Exercise aim: Return nothing but the lines from the line with "Rebuild this diagram" through the last line of the entries that follow, copied exactly and free of pictures.

Data entries:
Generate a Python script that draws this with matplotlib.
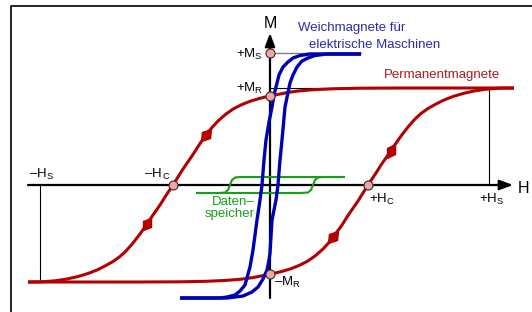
import numpy as np
import matplotlib
matplotlib.use('Agg')
import matplotlib.pyplot as plt
from matplotlib.markers import MarkerStyle
from matplotlib.transforms import Affine2D

plt.rcParams['font.family'] = ['Liberation Sans', 'DejaVu Sans']
plt.rcParams['mathtext.fontset'] = 'custom'
plt.rcParams['mathtext.rm'] = 'Liberation Sans'
plt.rcParams['mathtext.it'] = 'Liberation Sans:italic'

# Permanentmagnete (rot): absteigender und aufsteigender Ast
perm_ab_H = [244, 130, 90, 65, 45, 30, 18, 8, 0, -10, -20, -28, -36, -44, -52, -58, -64, -70, -77, -87,
             -97, -105, -110, -117, -123, -130, -137, -144, -150, -157, -165, -173, -182, -192, -203,
             -215, -228, -242]
perm_ab_M = [97, 97, 96.8, 96.3, 95.4, 94.2, 92.6, 90.6, 89.2, 86.7, 83.7, 80.5, 76.5, 71, 64, 57.5, 50, 41.5,
             30.5, 16, 0, -12, -20, -30, -39, -49, -58, -66, -71.5, -76.5, -81, -85, -88.5, -91.5, -94,
             -95.8, -96.8, -97]
perm_auf_H = [-242, -130, -89, -64, -44, -29, -17, -7, 0, 11, 21, 29, 37, 45, 53, 59, 63, 71, 78, 88,
              98, 106, 111, 118, 121, 124, 131, 138, 145, 151, 158, 166, 174, 183, 193, 204, 216, 229, 244]
perm_auf_M = [-97, -97, -96.8, -96.3, -95.4, -94.2, -92.6, -90.6, -89.2, -86.7, -83.7, -80.5, -76.5, -71,
              -64, -57.5, -52, -41.5, -30.5, -16, 0, 12, 20, 30, 34.5, 39, 49, 58, 66, 71.5, 76.5, 81, 85,
              88.5, 91.5, 94, 95.8, 96.8, 97]

# Weichmagnete (blau)
weich_ab_H = [91, 40, 30, 23, 18, 13, 9, 7, 4, 2, -1, -4, -6, -8, -10, -13, -17, -20, -25, -30, -35, -43, -50, -90]
weich_ab_M = [131, 131, 129.5, 127, 123, 118, 110, 102, 90, 78, 63, 45, 25, 0, -15, -35, -65, -82, -100, -106,
              -110, -112, -113, -113]
weich_auf_H = [-90, -43, -27, -18, -12, -7, -3, -1, 0, 2, 6, 8, 10, 12, 15, 20, 23, 27, 32, 38, 45, 57, 91]
weich_auf_M = [-113, -113, -111, -107, -102, -94, -85, -75, -68, -35, -15, 0, 25, 45, 78, 102, 110, 118, 124,
               127, 129.5, 131, 131]

# Datenspeicher (gruen)
daten_auf_H = [-74, 30, 38, 41, 43, 45, 48, 53, 75]
daten_auf_M = [-8, -8, -7.5, -5, 0, 5, 7.5, 8, 8]
daten_ab_H = [75, -30, -35, -38, -40, -42, -45, -50, -74]
daten_ab_M = [8, 8, 7.5, 5, 0, -5, -7.5, -8, -8]

# Kennwerte
Hc = [-97, 98]
Hs = [-230, 219]
Mr = [89.2, -89.2]
Ms = 132
M_sat_perm = 97
H_ms_end = 91

rot = '#b30000'
blau = '#0000b4'
gruen = '#16a016'

fig = plt.figure(figsize=(5.32, 3.12), dpi=100)
ax = fig.add_axes([0, 0, 1, 1])
ax.set_xlim(-270, 262)
ax.set_ylim(-127, 185)
ax.axis('off')

# Rahmen
ax.plot([-259, -259, 262], [-127, 179, 179], color='black', lw=1.2, solid_capstyle='butt')

# Hilfslinien
ax.plot([0, H_ms_end], [Ms, Ms], color='#808080', lw=1.0, zorder=1)
ax.plot([0, Hs[1], Hs[1]], [M_sat_perm, M_sat_perm, 0], color='black', lw=0.8, zorder=1)
ax.plot([Hs[0], Hs[0]], [0, -M_sat_perm], color='black', lw=0.8, zorder=1)

# Achsen
ax.annotate('', xy=(243, 0), xytext=(-242, 0),
            arrowprops=dict(arrowstyle='-|>,head_length=0.8,head_width=0.3', color='black', lw=1.6,
                            shrinkA=0, shrinkB=0), zorder=2)
ax.annotate('', xy=(0, 152), xytext=(0, -113),
            arrowprops=dict(arrowstyle='-|>,head_length=0.8,head_width=0.3', color='black', lw=1.6,
                            shrinkA=0, shrinkB=0), zorder=2)

# Kurven
lk = dict(solid_capstyle='butt', solid_joinstyle='round')
ax.plot(daten_auf_H, daten_auf_M, color=gruen, lw=1.5, zorder=3, **lk)
ax.plot(daten_ab_H, daten_ab_M, color=gruen, lw=1.5, zorder=3, **lk)
ax.plot(perm_ab_H, perm_ab_M, color=rot, lw=2.2, zorder=4, **lk)
ax.plot(perm_auf_H, perm_auf_M, color=rot, lw=2.2, zorder=4, **lk)
ax.plot(weich_ab_H, weich_ab_M, color=blau, lw=2.4, zorder=5, **lk)
ax.plot(weich_auf_H, weich_auf_M, color=blau, lw=2.4, zorder=5, **lk)


def pfeil(hs, ms, i):
    ang = np.degrees(np.arctan2(ms[i + 1] - ms[i - 1], hs[i + 1] - hs[i - 1]))
    mk = MarkerStyle('d', transform=Affine2D().rotate_deg(ang - 90))
    ax.plot(hs[i], ms[i], marker=mk, color=rot, markersize=8, zorder=6)


pfeil(perm_ab_H, perm_ab_M, perm_ab_H.index(-64))
pfeil(perm_ab_H, perm_ab_M, perm_ab_H.index(-123))
pfeil(perm_auf_H, perm_auf_M, perm_auf_H.index(63))
pfeil(perm_auf_H, perm_auf_M, perm_auf_H.index(121))

# Kennpunkte
pkt_H = [0, 0, 0, Hc[0], Hc[1]]
pkt_M = [Ms, Mr[0], Mr[1], 0, 0]
ax.plot(pkt_H, pkt_M, 'o', ms=6.5, mfc='#f5a3a3', mec='#303030', mew=0.8, zorder=7)

# Beschriftung
fs = 9.5
ax.text(0.5, 156.7, 'M', fontsize=11.5, ha='center', va='baseline')
ax.text(247.5, -7.7, 'H', fontsize=11.5, ha='left', va='baseline')
ax.text(-7, 127.5, '+M$_\\mathrm{S}$', fontsize=fs, ha='right', va='baseline')
ax.text(-7, 93.5, '+M$_\\mathrm{R}$', fontsize=fs, ha='right', va='baseline')
ax.text(4, -101, '–M$_\\mathrm{R}$', fontsize=fs, ha='left', va='baseline')
ax.text(-241, 7.3, '–H$_\\mathrm{S}$', fontsize=fs, ha='left', va='baseline')
ax.text(-126, 7.3, '–H$\\,{}_\\mathrm{C}$', fontsize=fs, ha='left', va='baseline')
ax.text(99, -17.7, '+H$_\\mathrm{C}$', fontsize=fs, ha='left', va='baseline')
ax.text(209, -17.7, '+H$_\\mathrm{S}$', fontsize=fs, ha='left', va='baseline')

ax.text(27.7, 153.7, 'Weichmagnete für', fontsize=fs, color='#2a2aa8', ha='left', va='baseline')
ax.text(39, 137.3, 'elektrische Maschinen', fontsize=fs, color='#2a2aa8', ha='left', va='baseline')
ax.text(114, 107.3, 'Permanentmagnete', fontsize=fs, color='#a81c1c', ha='left', va='baseline')
ax.text(-15, -19.7, 'Daten–', fontsize=fs, color=gruen, ha='right', va='baseline')
ax.text(-15, -31.7, 'speicher', fontsize=fs, color=gruen, ha='right', va='baseline')

fig.savefig('out.png', dpi=100, facecolor='white')
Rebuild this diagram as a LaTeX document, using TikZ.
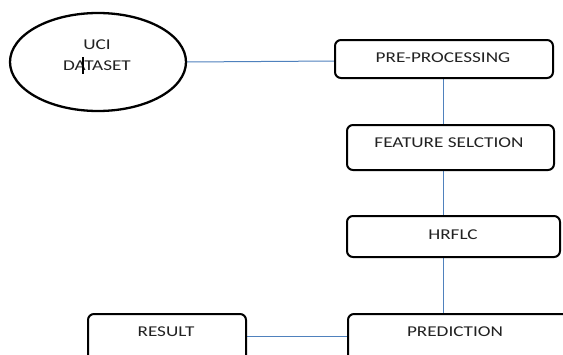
\documentclass[tikz,border=0pt]{standalone}
\usepackage{fontspec}
\setmainfont{Carlito}
\newfontfamily\widefont[FakeStretch=1.28]{Carlito}
\usetikzlibrary{shapes.geometric}
\definecolor{conn}{HTML}{4F81BD}
\definecolor{txt}{HTML}{222222}
\tikzset{
  box/.style={draw=black, line width=2pt, rounded corners=6pt, fill=white},
  lbl/.style={text=txt, font=\widefont\fontsize{15}{17}\selectfont, inner sep=0pt},
  conline/.style={draw=conn, line width=1pt},
}
\begin{document}
\begin{tikzpicture}[x=1pt,y=-1pt]
\useasboundingbox (0,0) rectangle (563,354);
\clip (0,0) rectangle (563,354);
\fill[white] (0,0) rectangle (563,354);
% connectors first
\coordinate (ellr) at (186,62);
\coordinate (prel) at (335,61);
\coordinate (v1a) at (443,78);
\coordinate (v1b) at (443,125);
\coordinate (v2a) at (443,170);
\coordinate (v2b) at (443,216);
\coordinate (v3a) at (443,257);
\coordinate (v3b) at (443,314);
\coordinate (resr) at (246,336);
\coordinate (predl) at (348,336);
\draw[conline] (ellr) -- (prel);
\draw[conline] (v1a) -- (v1b);
\draw[conline] (v2a) -- (v2b);
\draw[conline] (v3a) -- (v3b);
\draw[conline] (resr) -- (predl);
% shapes
\node[draw=black, line width=2.3pt, ellipse, minimum width=176pt, minimum height=98pt, fill=white] (uci) at (98,62) {};
\path[box] (335,40) rectangle (553,78);
\path[box] (347,125) rectangle (554,170);
\path[box] (347,216) rectangle (560,257);
\path[box] (348,314) rectangle (568,370);
\path[box] (88,314) rectangle (246,370);
% labels
\node[lbl] (t1) at (97,45) {UCI};
\node[lbl] (t2) at (97,66) {DATASET};
\draw[black, line width=1.3pt] (83,57) -- (83,74);
\node[lbl] (pre) at (443,58) {PRE-PROCESSING};
\node[lbl] (fs) at (449,143) {FEATURE SELCTION};
\node[lbl] (hr) at (453,235) {HRFLC};
\node[lbl] (pred) at (455,332) {PREDICTION};
\node[lbl] (res) at (166,332) {RESULT};
\end{tikzpicture}
\end{document}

Solution:
Rebuild this diagram as a LaTeX document, using TikZ.
\documentclass[tikz,border=0pt]{standalone}
\usepackage{fontspec}
\setmainfont{Carlito}
\newfontfamily\widefont[FakeStretch=1.28]{Carlito}
\usetikzlibrary{shapes.geometric}
\definecolor{conn}{HTML}{4F81BD}
\definecolor{txt}{HTML}{222222}
\tikzset{
  box/.style={draw=black, line width=2pt, rounded corners=6pt, fill=white},
  lbl/.style={text=txt, font=\widefont\fontsize{15}{17}\selectfont, inner sep=0pt},
  conline/.style={draw=conn, line width=1pt},
}
\begin{document}
\begin{tikzpicture}[x=1pt,y=-1pt]
\useasboundingbox (0,0) rectangle (563,354);
\clip (0,0) rectangle (563,354);
\fill[white] (0,0) rectangle (563,354);
% connectors first
\coordinate (ellr) at (186,62);
\coordinate (prel) at (335,61);
\coordinate (v1a) at (443,78);
\coordinate (v1b) at (443,125);
\coordinate (v2a) at (443,170);
\coordinate (v2b) at (443,216);
\coordinate (v3a) at (443,257);
\coordinate (v3b) at (443,314);
\coordinate (resr) at (246,336);
\coordinate (predl) at (348,336);
\draw[conline] (ellr) -- (prel);
\draw[conline] (v1a) -- (v1b);
\draw[conline] (v2a) -- (v2b);
\draw[conline] (v3a) -- (v3b);
\draw[conline] (resr) -- (predl);
% shapes
\node[draw=black, line width=2.3pt, ellipse, minimum width=176pt, minimum height=98pt, fill=white] (uci) at (98,62) {};
\path[box] (335,40) rectangle (553,78);
\path[box] (347,125) rectangle (554,170);
\path[box] (347,216) rectangle (560,257);
\path[box] (348,314) rectangle (568,370);
\path[box] (88,314) rectangle (246,370);
% labels
\node[lbl] (t1) at (97,45) {UCI};
\node[lbl] (t2) at (97,66) {DATASET};
\draw[black, line width=1.3pt] (83,57) -- (83,74);
\node[lbl] (pre) at (443,58) {PRE-PROCESSING};
\node[lbl] (fs) at (449,143) {FEATURE SELCTION};
\node[lbl] (hr) at (453,235) {HRFLC};
\node[lbl] (pred) at (455,332) {PREDICTION};
\node[lbl] (res) at (166,332) {RESULT};
\end{tikzpicture}
\end{document}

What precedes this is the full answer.